Figure scripts
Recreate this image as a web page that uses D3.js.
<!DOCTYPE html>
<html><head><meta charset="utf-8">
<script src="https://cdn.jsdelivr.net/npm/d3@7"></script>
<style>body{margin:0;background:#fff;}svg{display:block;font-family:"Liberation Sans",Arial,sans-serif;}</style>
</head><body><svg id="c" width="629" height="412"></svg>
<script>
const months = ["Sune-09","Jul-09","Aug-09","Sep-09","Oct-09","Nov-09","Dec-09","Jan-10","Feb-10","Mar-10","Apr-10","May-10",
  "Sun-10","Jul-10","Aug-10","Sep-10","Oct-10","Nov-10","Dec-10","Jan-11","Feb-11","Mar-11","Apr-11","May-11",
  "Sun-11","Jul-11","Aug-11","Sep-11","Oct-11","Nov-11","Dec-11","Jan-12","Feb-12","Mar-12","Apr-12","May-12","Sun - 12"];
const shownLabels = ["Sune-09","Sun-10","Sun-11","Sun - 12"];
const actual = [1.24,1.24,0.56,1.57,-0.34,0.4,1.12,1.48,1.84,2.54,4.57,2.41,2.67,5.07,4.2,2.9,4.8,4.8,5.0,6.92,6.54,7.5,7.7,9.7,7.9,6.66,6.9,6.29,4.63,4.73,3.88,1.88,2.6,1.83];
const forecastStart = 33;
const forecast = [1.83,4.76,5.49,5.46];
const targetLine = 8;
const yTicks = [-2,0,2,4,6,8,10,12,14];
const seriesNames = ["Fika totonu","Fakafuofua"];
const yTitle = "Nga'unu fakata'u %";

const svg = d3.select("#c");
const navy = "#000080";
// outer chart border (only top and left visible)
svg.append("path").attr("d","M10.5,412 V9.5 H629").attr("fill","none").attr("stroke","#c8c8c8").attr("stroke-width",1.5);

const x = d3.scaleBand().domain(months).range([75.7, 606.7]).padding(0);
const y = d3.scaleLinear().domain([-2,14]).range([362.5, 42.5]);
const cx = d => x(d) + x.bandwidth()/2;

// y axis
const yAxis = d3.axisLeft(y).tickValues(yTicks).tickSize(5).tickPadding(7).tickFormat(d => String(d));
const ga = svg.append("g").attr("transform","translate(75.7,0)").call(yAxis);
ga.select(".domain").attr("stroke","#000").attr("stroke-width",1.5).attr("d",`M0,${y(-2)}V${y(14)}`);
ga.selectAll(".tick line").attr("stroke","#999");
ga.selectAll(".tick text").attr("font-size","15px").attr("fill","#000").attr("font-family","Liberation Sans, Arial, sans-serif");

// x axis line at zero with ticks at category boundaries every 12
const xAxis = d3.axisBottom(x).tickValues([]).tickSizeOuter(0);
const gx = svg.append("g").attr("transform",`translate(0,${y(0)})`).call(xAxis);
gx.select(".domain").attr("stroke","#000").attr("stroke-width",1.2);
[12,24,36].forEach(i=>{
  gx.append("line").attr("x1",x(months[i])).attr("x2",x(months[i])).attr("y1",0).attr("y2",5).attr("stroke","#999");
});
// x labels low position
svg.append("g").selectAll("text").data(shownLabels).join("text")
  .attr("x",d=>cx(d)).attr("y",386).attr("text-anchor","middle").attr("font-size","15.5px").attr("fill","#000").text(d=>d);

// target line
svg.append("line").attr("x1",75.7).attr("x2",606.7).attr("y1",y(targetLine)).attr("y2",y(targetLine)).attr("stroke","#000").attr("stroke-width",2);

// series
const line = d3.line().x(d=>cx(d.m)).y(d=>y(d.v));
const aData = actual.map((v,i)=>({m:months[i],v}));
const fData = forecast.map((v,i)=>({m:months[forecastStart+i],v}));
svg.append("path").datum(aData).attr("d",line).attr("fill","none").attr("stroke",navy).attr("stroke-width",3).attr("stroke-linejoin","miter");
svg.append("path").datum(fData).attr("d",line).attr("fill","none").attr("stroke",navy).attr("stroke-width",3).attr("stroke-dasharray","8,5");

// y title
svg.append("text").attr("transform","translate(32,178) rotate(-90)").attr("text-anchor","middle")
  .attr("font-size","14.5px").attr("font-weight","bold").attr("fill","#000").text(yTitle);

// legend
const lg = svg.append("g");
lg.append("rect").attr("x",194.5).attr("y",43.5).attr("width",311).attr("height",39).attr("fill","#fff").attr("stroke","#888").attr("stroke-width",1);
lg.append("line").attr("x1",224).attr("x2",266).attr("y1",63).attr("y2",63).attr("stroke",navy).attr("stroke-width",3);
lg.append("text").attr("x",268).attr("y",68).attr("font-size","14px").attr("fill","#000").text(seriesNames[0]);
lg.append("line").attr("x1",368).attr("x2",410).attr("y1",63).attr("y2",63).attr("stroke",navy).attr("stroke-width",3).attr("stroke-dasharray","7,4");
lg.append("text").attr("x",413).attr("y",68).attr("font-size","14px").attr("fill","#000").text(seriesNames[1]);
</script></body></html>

==

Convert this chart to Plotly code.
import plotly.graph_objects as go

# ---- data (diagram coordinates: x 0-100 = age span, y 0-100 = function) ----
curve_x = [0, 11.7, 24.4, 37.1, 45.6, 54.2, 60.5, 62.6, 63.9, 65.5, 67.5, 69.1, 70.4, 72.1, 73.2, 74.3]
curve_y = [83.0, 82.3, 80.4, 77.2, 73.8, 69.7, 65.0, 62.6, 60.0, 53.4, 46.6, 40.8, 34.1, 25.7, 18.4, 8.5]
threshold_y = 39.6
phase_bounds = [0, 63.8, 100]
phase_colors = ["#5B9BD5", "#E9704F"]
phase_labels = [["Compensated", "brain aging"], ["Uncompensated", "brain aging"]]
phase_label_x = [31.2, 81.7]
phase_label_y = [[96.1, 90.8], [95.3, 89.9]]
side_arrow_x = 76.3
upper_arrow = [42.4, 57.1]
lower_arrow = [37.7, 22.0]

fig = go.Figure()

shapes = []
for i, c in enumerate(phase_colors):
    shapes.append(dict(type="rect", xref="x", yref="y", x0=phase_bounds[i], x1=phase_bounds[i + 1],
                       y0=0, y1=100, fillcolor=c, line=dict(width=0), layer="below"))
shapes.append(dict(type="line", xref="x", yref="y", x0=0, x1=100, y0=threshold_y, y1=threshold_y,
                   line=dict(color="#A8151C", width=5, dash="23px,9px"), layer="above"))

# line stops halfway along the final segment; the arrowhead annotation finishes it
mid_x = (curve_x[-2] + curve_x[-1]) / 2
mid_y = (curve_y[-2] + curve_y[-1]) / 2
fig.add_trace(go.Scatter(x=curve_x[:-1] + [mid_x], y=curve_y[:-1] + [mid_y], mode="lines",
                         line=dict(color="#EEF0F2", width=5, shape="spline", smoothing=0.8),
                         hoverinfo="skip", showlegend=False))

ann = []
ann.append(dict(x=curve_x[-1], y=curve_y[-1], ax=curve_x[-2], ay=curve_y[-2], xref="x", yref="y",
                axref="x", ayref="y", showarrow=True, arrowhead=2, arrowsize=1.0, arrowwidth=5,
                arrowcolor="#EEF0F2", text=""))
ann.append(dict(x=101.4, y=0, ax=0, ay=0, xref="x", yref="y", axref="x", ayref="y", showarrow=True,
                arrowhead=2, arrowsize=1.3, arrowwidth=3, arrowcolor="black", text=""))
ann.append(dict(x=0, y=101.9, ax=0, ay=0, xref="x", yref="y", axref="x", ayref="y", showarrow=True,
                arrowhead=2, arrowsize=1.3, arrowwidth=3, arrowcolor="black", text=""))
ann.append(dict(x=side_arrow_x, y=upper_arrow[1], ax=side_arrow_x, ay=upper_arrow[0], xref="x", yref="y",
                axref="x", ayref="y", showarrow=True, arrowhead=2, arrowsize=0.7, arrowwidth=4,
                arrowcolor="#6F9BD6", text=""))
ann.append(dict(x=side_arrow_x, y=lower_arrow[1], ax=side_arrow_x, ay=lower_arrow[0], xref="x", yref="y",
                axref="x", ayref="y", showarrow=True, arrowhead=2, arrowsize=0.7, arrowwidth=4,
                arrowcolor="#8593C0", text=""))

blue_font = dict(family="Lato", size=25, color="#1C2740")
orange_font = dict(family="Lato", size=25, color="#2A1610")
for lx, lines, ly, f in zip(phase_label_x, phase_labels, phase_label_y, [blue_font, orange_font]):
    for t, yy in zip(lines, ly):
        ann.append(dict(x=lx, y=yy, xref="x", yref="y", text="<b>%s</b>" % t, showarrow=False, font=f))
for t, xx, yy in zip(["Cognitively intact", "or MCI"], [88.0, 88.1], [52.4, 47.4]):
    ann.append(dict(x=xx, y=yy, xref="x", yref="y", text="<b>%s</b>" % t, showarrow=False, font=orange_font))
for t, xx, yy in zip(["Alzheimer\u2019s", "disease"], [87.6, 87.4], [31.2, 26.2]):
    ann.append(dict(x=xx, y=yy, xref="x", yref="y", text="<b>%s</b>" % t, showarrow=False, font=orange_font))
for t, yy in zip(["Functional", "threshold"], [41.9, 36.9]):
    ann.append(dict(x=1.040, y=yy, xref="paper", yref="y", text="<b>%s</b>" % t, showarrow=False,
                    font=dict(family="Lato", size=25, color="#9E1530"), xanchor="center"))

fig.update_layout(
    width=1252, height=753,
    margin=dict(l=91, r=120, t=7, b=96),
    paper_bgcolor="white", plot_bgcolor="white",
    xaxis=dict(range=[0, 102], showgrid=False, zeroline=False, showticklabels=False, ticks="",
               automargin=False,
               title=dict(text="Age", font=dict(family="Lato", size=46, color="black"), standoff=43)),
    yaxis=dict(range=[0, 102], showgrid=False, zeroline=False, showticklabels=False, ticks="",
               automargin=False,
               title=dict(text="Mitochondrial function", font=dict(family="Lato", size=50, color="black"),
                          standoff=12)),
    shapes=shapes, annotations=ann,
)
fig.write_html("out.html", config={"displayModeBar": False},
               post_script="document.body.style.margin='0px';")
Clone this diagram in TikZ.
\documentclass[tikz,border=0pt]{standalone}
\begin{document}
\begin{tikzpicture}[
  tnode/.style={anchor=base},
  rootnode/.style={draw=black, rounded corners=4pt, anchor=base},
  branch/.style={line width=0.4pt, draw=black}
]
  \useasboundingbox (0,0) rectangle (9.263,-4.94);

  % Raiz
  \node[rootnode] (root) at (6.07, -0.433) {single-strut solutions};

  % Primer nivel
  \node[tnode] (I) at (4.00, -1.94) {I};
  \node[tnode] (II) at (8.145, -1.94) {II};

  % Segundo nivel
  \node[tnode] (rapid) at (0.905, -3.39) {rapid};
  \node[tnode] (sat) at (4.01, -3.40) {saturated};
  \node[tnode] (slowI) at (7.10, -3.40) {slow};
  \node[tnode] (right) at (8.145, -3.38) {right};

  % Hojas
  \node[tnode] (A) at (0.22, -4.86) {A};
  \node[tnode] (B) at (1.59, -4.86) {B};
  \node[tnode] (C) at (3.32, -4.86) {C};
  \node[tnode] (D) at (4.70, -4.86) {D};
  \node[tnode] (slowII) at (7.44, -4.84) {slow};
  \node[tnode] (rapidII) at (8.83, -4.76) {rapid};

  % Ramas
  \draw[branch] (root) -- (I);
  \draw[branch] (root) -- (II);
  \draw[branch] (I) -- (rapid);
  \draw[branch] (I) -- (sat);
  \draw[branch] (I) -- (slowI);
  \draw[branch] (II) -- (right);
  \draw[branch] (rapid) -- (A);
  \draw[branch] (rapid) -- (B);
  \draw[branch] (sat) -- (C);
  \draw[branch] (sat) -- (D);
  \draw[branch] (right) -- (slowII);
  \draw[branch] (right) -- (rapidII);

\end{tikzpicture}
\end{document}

...

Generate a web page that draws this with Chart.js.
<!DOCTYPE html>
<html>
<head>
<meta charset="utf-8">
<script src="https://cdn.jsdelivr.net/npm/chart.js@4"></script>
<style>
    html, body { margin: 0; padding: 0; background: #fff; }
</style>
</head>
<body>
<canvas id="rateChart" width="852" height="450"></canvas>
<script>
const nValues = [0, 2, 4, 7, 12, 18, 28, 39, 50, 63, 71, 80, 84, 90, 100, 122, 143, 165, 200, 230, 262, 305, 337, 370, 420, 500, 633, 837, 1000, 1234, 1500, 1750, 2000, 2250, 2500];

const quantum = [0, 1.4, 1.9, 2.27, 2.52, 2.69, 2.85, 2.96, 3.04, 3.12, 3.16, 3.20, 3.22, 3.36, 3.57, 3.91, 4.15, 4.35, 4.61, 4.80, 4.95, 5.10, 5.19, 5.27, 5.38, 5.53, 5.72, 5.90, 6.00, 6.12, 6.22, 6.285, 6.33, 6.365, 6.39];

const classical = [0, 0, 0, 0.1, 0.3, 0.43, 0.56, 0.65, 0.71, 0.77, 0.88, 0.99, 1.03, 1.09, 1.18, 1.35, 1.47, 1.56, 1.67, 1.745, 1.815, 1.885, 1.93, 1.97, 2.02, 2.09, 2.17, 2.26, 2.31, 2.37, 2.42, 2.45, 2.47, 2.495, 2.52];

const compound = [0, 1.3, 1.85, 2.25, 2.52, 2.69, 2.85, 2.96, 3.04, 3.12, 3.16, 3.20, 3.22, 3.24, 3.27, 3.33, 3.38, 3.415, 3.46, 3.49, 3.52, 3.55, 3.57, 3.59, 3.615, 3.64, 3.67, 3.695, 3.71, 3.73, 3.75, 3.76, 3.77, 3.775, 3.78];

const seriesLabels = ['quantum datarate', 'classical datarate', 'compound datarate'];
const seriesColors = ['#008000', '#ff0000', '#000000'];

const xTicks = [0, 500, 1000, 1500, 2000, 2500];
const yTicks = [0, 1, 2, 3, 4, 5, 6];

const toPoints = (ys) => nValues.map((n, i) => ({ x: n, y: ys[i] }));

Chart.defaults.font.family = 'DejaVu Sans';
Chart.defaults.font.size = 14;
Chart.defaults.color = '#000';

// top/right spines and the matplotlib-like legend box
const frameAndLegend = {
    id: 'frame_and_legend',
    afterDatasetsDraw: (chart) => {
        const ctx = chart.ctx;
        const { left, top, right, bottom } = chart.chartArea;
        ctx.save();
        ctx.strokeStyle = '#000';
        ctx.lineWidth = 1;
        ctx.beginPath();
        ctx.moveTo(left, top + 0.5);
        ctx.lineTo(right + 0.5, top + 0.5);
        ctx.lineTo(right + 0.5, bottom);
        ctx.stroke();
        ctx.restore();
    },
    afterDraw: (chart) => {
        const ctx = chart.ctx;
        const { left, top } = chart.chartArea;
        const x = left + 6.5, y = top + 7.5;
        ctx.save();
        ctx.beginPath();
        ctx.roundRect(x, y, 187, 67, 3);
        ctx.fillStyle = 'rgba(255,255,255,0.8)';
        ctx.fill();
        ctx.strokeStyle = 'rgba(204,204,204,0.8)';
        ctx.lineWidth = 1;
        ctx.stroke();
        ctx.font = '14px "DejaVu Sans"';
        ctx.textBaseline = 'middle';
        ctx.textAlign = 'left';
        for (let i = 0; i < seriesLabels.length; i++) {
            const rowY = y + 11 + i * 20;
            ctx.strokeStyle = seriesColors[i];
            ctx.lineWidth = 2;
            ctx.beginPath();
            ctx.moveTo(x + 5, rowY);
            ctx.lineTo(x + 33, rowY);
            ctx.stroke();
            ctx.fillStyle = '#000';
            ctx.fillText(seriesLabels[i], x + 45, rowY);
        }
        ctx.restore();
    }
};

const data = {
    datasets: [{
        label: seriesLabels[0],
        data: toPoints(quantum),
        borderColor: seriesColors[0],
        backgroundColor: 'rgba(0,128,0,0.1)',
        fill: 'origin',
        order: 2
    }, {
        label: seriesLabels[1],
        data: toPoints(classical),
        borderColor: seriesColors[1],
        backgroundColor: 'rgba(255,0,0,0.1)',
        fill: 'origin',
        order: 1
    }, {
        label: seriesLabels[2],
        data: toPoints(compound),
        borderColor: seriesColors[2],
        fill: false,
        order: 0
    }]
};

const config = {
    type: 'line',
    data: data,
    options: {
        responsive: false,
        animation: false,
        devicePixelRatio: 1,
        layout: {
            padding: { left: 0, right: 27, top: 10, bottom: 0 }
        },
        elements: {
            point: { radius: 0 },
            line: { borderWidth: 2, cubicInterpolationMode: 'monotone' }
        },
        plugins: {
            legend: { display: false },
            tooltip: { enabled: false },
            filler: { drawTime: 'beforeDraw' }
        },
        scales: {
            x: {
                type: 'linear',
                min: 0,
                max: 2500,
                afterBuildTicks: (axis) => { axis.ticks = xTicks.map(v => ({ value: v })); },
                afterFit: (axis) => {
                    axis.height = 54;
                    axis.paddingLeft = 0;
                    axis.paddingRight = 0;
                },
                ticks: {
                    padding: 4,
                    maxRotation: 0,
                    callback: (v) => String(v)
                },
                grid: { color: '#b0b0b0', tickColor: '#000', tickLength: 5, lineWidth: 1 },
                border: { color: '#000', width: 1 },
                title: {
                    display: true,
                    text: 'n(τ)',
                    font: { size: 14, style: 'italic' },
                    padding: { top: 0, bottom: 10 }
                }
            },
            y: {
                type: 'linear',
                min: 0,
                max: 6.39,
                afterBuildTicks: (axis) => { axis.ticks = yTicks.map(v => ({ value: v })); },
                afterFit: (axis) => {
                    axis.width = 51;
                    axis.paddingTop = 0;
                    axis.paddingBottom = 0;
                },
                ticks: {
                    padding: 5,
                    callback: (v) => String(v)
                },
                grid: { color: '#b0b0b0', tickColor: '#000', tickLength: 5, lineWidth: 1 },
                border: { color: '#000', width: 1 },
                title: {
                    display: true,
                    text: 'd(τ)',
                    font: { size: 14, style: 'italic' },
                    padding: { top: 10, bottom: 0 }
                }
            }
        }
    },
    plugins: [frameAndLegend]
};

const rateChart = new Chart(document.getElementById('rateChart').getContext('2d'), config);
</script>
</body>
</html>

*TASK DETAILS:* Above are the records. Copy the lines beginning at the one that has "Generate a web" and ending with the one that has "Chart.defaults.color = '#000';", unchanged.

*RESULT BELOW:*
Generate a web page that draws this with Chart.js.
<!DOCTYPE html>
<html>
<head>
<meta charset="utf-8">
<script src="https://cdn.jsdelivr.net/npm/chart.js@4"></script>
<style>
    html, body { margin: 0; padding: 0; background: #fff; }
</style>
</head>
<body>
<canvas id="rateChart" width="852" height="450"></canvas>
<script>
const nValues = [0, 2, 4, 7, 12, 18, 28, 39, 50, 63, 71, 80, 84, 90, 100, 122, 143, 165, 200, 230, 262, 305, 337, 370, 420, 500, 633, 837, 1000, 1234, 1500, 1750, 2000, 2250, 2500];

const quantum = [0, 1.4, 1.9, 2.27, 2.52, 2.69, 2.85, 2.96, 3.04, 3.12, 3.16, 3.20, 3.22, 3.36, 3.57, 3.91, 4.15, 4.35, 4.61, 4.80, 4.95, 5.10, 5.19, 5.27, 5.38, 5.53, 5.72, 5.90, 6.00, 6.12, 6.22, 6.285, 6.33, 6.365, 6.39];

const classical = [0, 0, 0, 0.1, 0.3, 0.43, 0.56, 0.65, 0.71, 0.77, 0.88, 0.99, 1.03, 1.09, 1.18, 1.35, 1.47, 1.56, 1.67, 1.745, 1.815, 1.885, 1.93, 1.97, 2.02, 2.09, 2.17, 2.26, 2.31, 2.37, 2.42, 2.45, 2.47, 2.495, 2.52];

const compound = [0, 1.3, 1.85, 2.25, 2.52, 2.69, 2.85, 2.96, 3.04, 3.12, 3.16, 3.20, 3.22, 3.24, 3.27, 3.33, 3.38, 3.415, 3.46, 3.49, 3.52, 3.55, 3.57, 3.59, 3.615, 3.64, 3.67, 3.695, 3.71, 3.73, 3.75, 3.76, 3.77, 3.775, 3.78];

const seriesLabels = ['quantum datarate', 'classical datarate', 'compound datarate'];
const seriesColors = ['#008000', '#ff0000', '#000000'];

const xTicks = [0, 500, 1000, 1500, 2000, 2500];
const yTicks = [0, 1, 2, 3, 4, 5, 6];

const toPoints = (ys) => nValues.map((n, i) => ({ x: n, y: ys[i] }));

Chart.defaults.font.family = 'DejaVu Sans';
Chart.defaults.font.size = 14;
Chart.defaults.color = '#000';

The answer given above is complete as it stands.